Sud Ouest9 janvier 2016
Plume, cirque durable
Depuis trente-deux ans, les membres du Cirque Plume ont changé, mais pas l’esprit, empreint de poésie.
MÉRIGNAC Le Cirque Plume est ce week-end au Pin Galant avec son spectacle « Tempus fugit ? », sans nostalgie, mais avec la conscience du temps qui passe
Le temps, ils connaissent. Les années qui passent, ils en ont vu défiler. Trente exactement : trente ans depuis qu’une troupe disparate voyait le jour, portée par un enthousiasme un peu foutraque qu’ils investissaient dans le cirque parce que c’était alors l’expression artistique la plus décriée, la plus ringardisée.
D’ailleurs, ce n’était pas alors une expression artistique à part entière puisqu’on lui déniait cette qualité et le Cirque Plume a grandement contribué à lui accorder ce galon tant recherché.
Exploit véritable
Depuis, les autres cirques de ces années 80 pionnières de la nouvelle discipline ont baissé le rideau, les Achaos, Aligre, Baroque et consorts constituent la précieuse armoire aux souvenirs de ceux qui ont découvert le cirque contemporain dans ces temps d’innovation. Seul Plume a continué à voler.
« Tempus fugit ? » est justement l’arpentage pas très précis de ce parcours, une sorte de bilan pas totalement exact de l’exploit véritable : être un survivant d’une époque que l’on se plaît à imaginer plus héroïque.
Jamais avare d’une poétisation de la réalité, Bernard Kudlak, l’un des huit cofondateurs, se livre à un décryptage de ce « temps qui fuit » que l’on trouve souvent sur les cadrans solaires et symbolise l’avancée inexorable vers une fin redoutée.
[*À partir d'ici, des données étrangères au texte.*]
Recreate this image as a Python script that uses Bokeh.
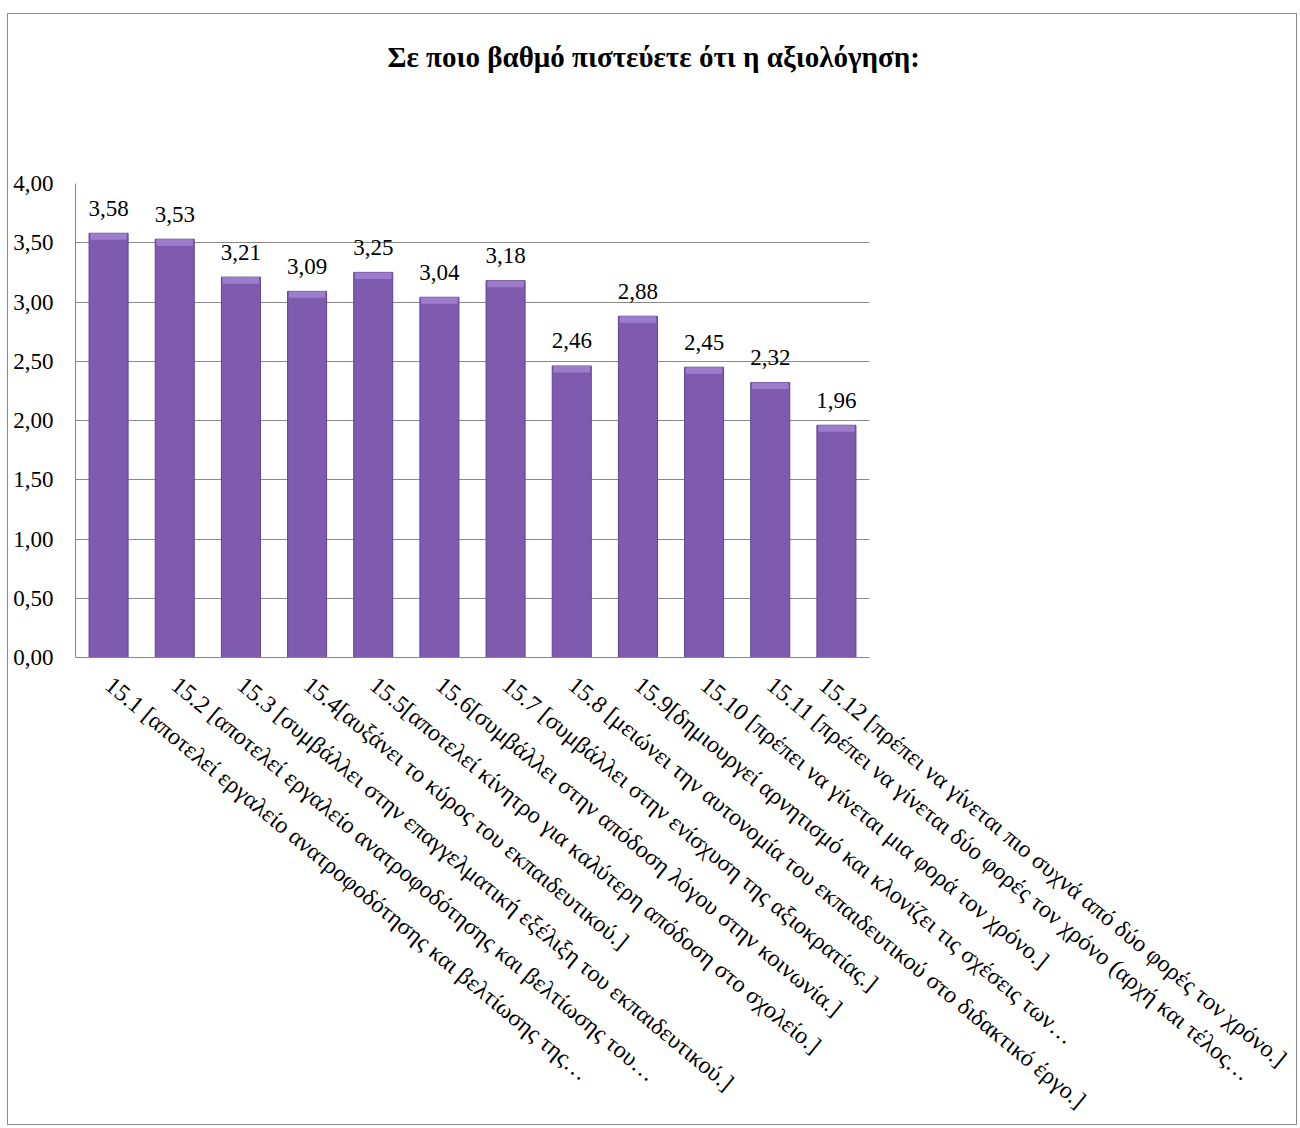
import math
from bokeh.plotting import figure
from bokeh.models import FixedTicker, ColumnDataSource, Title
from bokeh.core.properties import value
from bokeh.embed import file_html
from bokeh.resources import INLINE

categories = [
    "15.1 [αποτελεί εργαλείο ανατροφοδότησης και βελτίωσης της…",
    "15.2 [αποτελεί εργαλείο ανατροφοδότησης και βελτίωσης του…",
    "15.3 [συμβάλλει στην επαγγελματική εξέλιξη του εκπαιδευτικού.]",
    "15.4[αυξάνει το κύρος του εκπαιδευτικού.]",
    "15.5[αποτελεί κίνητρο για καλύτερη απόδοση στο σχολείο.]",
    "15.6[συμβάλλει στην απόδοση λόγου στην κοινωνία.]",
    "15.7 [συμβάλλει στην ενίσχυση της αξιοκρατίας.]",
    "15.8 [μειώνει την αυτονομία του εκπαιδευτικού στο διδακτικό έργο.]",
    "15.9[δημιουργεί αρνητισμό και κλονίζει τις σχέσεις των…",
    "15.10 [πρέπει να γίνεται μια φορά τον χρόνο.]",
    "15.11 [πρέπει να γίνεται δύο φορές τον χρόνο (αρχή και τέλος…",
    "15.12  [πρέπει να γίνεται πιο συχνά από δύο φορές τον χρόνο.]",
]
values = [3.58, 3.53, 3.21, 3.09, 3.25, 3.04, 3.18, 2.46, 2.88, 2.45, 2.32, 1.96]
value_labels = ["3,58", "3,53", "3,21", "3,09", "3,25", "3,04", "3,18", "2,46", "2,88", "2,45", "2,32", "1,96"]
y_ticks = [0.0, 0.5, 1.0, 1.5, 2.0, 2.5, 3.0, 3.5, 4.0]
y_tick_labels = ["0,00", "0,50", "1,00", "1,50", "2,00", "2,50", "3,00", "3,50", "4,00"]
title_text = "Σε ποιο βαθμό πιστεύετε ότι η αξιολόγηση:"

FONT = "Liberation Serif"

src = ColumnDataSource(dict(
    x=categories,
    top=values,
    cap_bottom=[v - 0.055 for v in values],
    lab=value_labels,
))

p = figure(
    x_range=categories, y_range=(0, 4),
    width=1290, height=1112,
    min_border_left=67, min_border_right=429,
    min_border_top=169, min_border_bottom=466,
    output_backend="svg", toolbar_location=None,
)
p.styles = {"border": "1px solid #8c8c8c", "margin-left": "7px", "margin-top": "13px"}
p.outline_line_color = None
p.background_fill_color = "white"
p.border_fill_color = "white"

# spacer between frame and title, then the title itself
p.add_layout(Title(text=" ", text_font_size="10px", standoff=93), "above")
p.add_layout(Title(text=title_text, align="left", offset=312, standoff=10,
                   text_font=FONT, text_font_size="29px", text_font_style="bold",
                   text_color="black"), "above")

# gridlines
p.xgrid.grid_line_color = None
p.ygrid.grid_line_color = "#8a8a8a"
p.ygrid.grid_line_width = 1
p.yaxis.ticker = FixedTicker(ticks=y_ticks)
p.yaxis.major_label_overrides = {t: l for t, l in zip(y_ticks, y_tick_labels)}

for ax in (p.xaxis, p.yaxis):
    ax.axis_line_color = "#868686"
    ax.major_tick_line_color = None
    ax.minor_tick_line_color = None
    ax.major_label_text_font = FONT
    ax.major_label_text_color = "black"

p.yaxis.major_label_text_font_size = "23px"
p.yaxis.major_label_standoff = 16
p.xaxis.major_label_text_font_size = "24px"
p.xaxis.major_label_orientation = -0.69
p.xaxis.major_label_standoff = 18

# bars
p.vbar(x="x", top="top", bottom=0, width=0.59, source=src,
       fill_color="#7E5BAF", line_color="#5F4490", line_width=1)
# lighter bevel cap on top
p.vbar(x="x", top="top", bottom="cap_bottom", width=0.55, source=src,
       fill_color="#9C7DCB", line_color=None)

p.text(x="x", y="top", text="lab", source=src,
       text_font=value(FONT), text_font_size="23px",
       text_align="center", text_baseline="alphabetic",
       y_offset=-25, text_color="black")

open("out.html", "w").write(file_html(p, INLINE))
Pour lui, la réponse est dans la question : le point d’interrogation met justement le doute sur cette fuite du temps puisque « le temps du cirque est immédiat. C’est donc un temps éternel. »
Un temps qui suspend son vol plus sûrement que les trapézistes, même s’il n’a pas totalement épargné les cofondateurs qui ne sont plus en piste désormais, remplacés par une nouvelle génération dont une bonne partie n’était pas née à l’époque de la fondation du Cirque Plume. Mais qui maintient l’esprit…du moins dans la volonté de faire un cirque qui s’adresse à tous, un cirque par essence familial qui, s’il entretient une nostalgie d’anniversaire avec « Tempus fugit ? », parle d’une nostalgie des années 80, lorsqu’il était encore possible d’émerveiller sans cynisme et sans second degré. Accumulation de belles images léchées, ce dixième spectacle enchaîne des numéros où rien ne dépasse, que l’on pourrait retrouver dans des cabarets télévisuels. Côté technique, c’est du lourd, du très lourd, tellement maîtrisé que l’on ne sent pas la sueur qui va souvent de pair avec le cirque. Virtuose dans le geste chorégraphié, dans les lumières soyeuses, Plume n’a plus rien du bricolage d’antan même s’il en conserve la volonté de modestie avec des moyens décuplés. On n’innove plus, on poétise toujours et l’on garde surtout à l’esprit une chose essentielle : faire plaisir à tous au-delà des habitués ?
Plume est désormais un classique et il l’assume autant qu’il l’affirme.